The Treaty of Waitangi was - famously - written in English and Māori using different terms with wildly different meanings. In the 1980s, government and the courts agreed to legislate in reference to the “principles of the treaty”, a set of assumptions that attempt to reconcile the incompatible versions of the document signed by the different parties and apply them to a modern political and legal system. There’s about 30 years of legislation and Treaty settlements based on the principles’ model. Act’s desire to throw this out the window via a referendum would probably lead to a constitutional crisis and civil unrest. Both National and New Zealand First have taken it off the table.
But Jones has indicated that he’s worried about the courts’ new habit of introducing tikanga - customary Māori law - into their judgments. Parliament is supposed to be sovereign: the courts merely interpret the legislation. But by including tikanga as a source of common law, New Zealand’s judiciary appear to have found a way to write the law themselves and even overrule those set down by Parliament. Jones is also suspicious of the tendency for institutions - especially government departments - to embrace Te Tiriti o Waitangi - the te reo translation of the treaty - which is also a shift away from the established principles. Many interpretations of Te Tiriti find that the iwi and hapū who signed the document did not cede sovereignty to the crown - which therefore has no right to govern. So, weirdly a department that adopts Te Tiriti probably shouldn’t exist.

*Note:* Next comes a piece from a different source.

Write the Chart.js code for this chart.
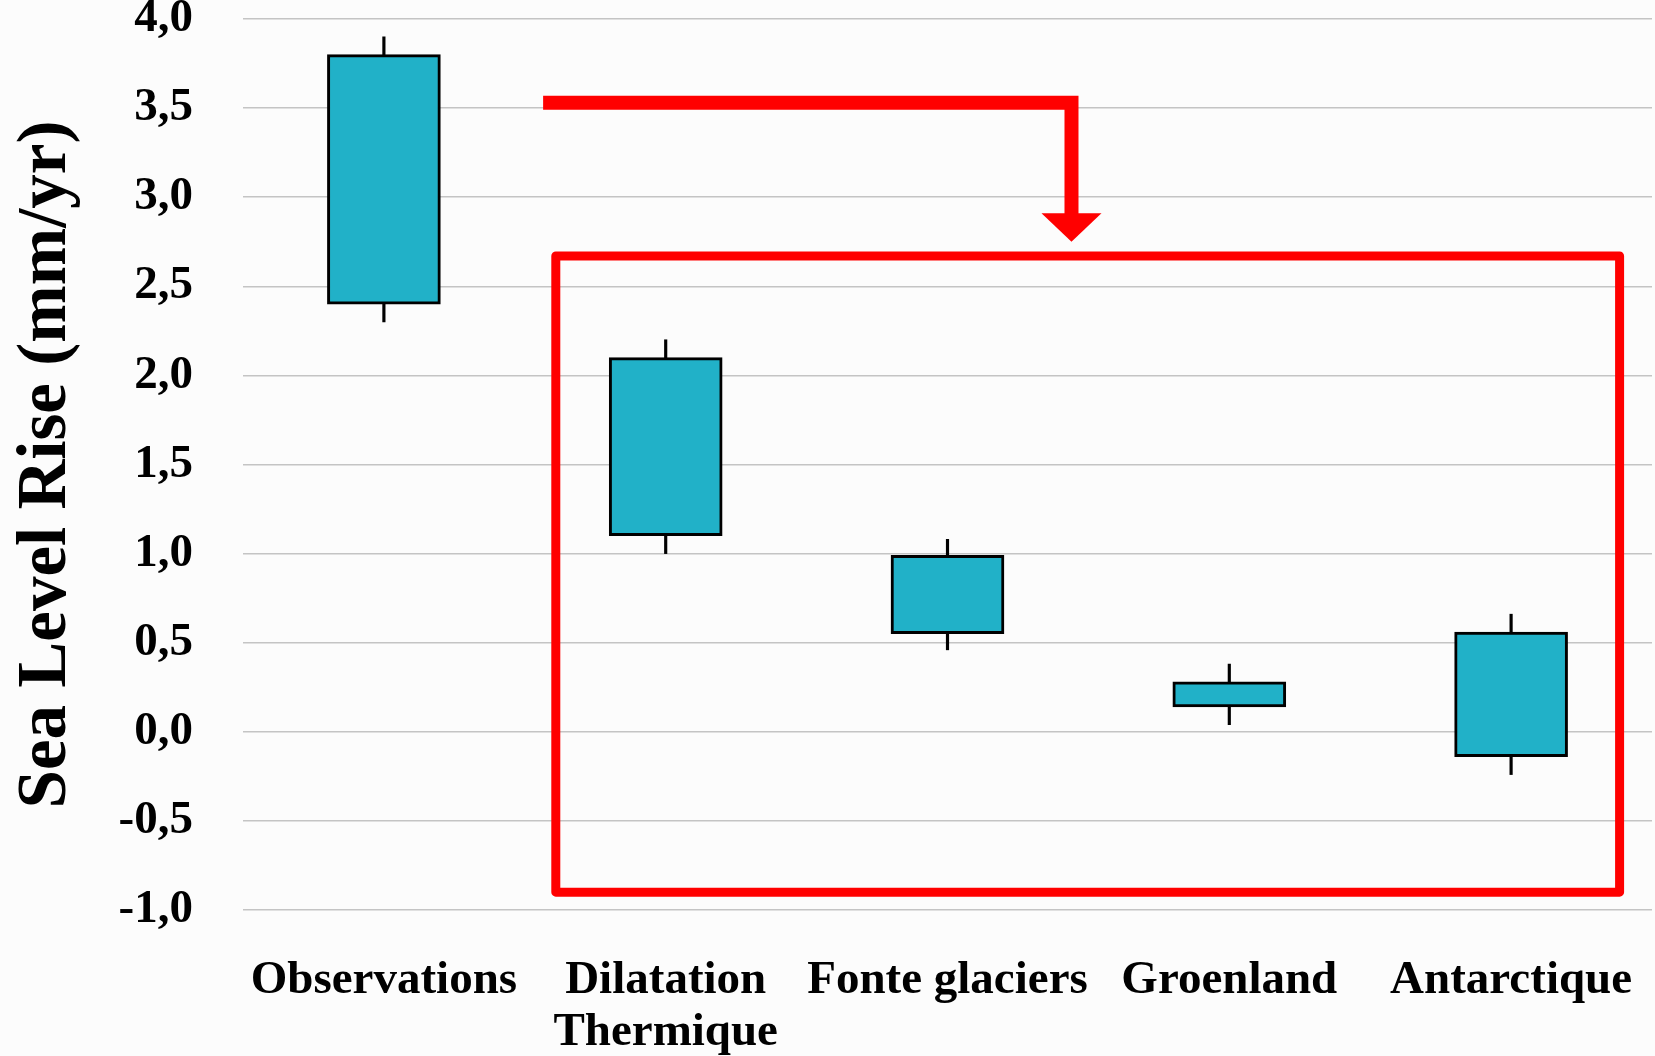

Luxon doesn’t seem slightly interested in any of these issues - and National has no desire to spend its first three years in government locked into a bitter, racially charged dispute about Treaty interpretation. But National campaigned against co-governance and Labour’s expansive interpretation of the Treaty, and it won the election. So, it has a mandate to set out an alternative vision of what our nation’s founding document means and how it works in our law. Instead of a referendum it will probably throw it to a commission or working group with hand-picked members, which will recommend legislative reform. But someone will need to explain that work to the public and unfortunately for Luxon, that someone will be him.
Wednesday
The migration statistics for the year ended 2023 were released. It showed record high levels of outward migration as New Zealanders - especially young New Zealanders – leave, many for Australia. But these numbers are more than offset by the record high levels of inward migration, primarily from India, the Philippines and China. This represents a huge demographic shift: 237,083 migrant arrivals and 118,000 migrant departures in a population of just over five million. If it goes on like this, it will represent a radical change in the ethnic make-up of New Zealand. The most obvious short-term impact will be on house prices: we certainly didn’t build enough accommodation for 118,000 new New Zealanders. Long-term, the changes will be hugely beneficial. We desperately need young, skilled workers to offset our ageing population. But rapid demographic shifts nearly always provoke reaction. People get anxious and angry when they see their country changing too quickly.
Thursday
We still don’t have a government. It’s now the second-longest post-election negotiation period since the introduction of MMP. The longest was after the first election in 1996 when Winston Peters held the balance of power but went fishing instead of entering negotiations. On Tuesday the three leaders and their negotiating teams were supposedly meant to meet in Wellington. Everybody flew down there except Peters, who stayed in Auckland, reportedly to get his hair cut (he’s since said he was never expected in Wellington). In any event, everyone turned around and flew back to Auckland again.
This will be driving Luxon wild with frustration. He wanted to go to Apec in San Francisco to establish his international brand and meet other world leaders. He missed that. He has promised to introduce a mini-Budget by Christmas and he’s running out of runway to get that done. They want their ministerial offices staffed and running but they can’t hire anyone because they don’t know who has what portfolio. They’re wasting crucial time.
But none of that matters for Peters. Luxon is merely yet another prime minister - the fifth he’ll have governed with. For Peters these negotiations - the tactics, the games, the stalling, the triumphs - are the quintessence of politics. He can’t form a government with Labour and he has a smaller number of seats than Act: this is the least-promising negotiation position he has held. And yet he’s demonstrating his power over his larger coalition partners, making them come to him. He is the most important person in the country, the absolute centre of attention. And he will go on like this: he always does.
Those fixed smiles worn by Seymour and Luxon as they insist that things are going REALLY well will remain plastered to their faces for the next three years. The haircut was just the beginning.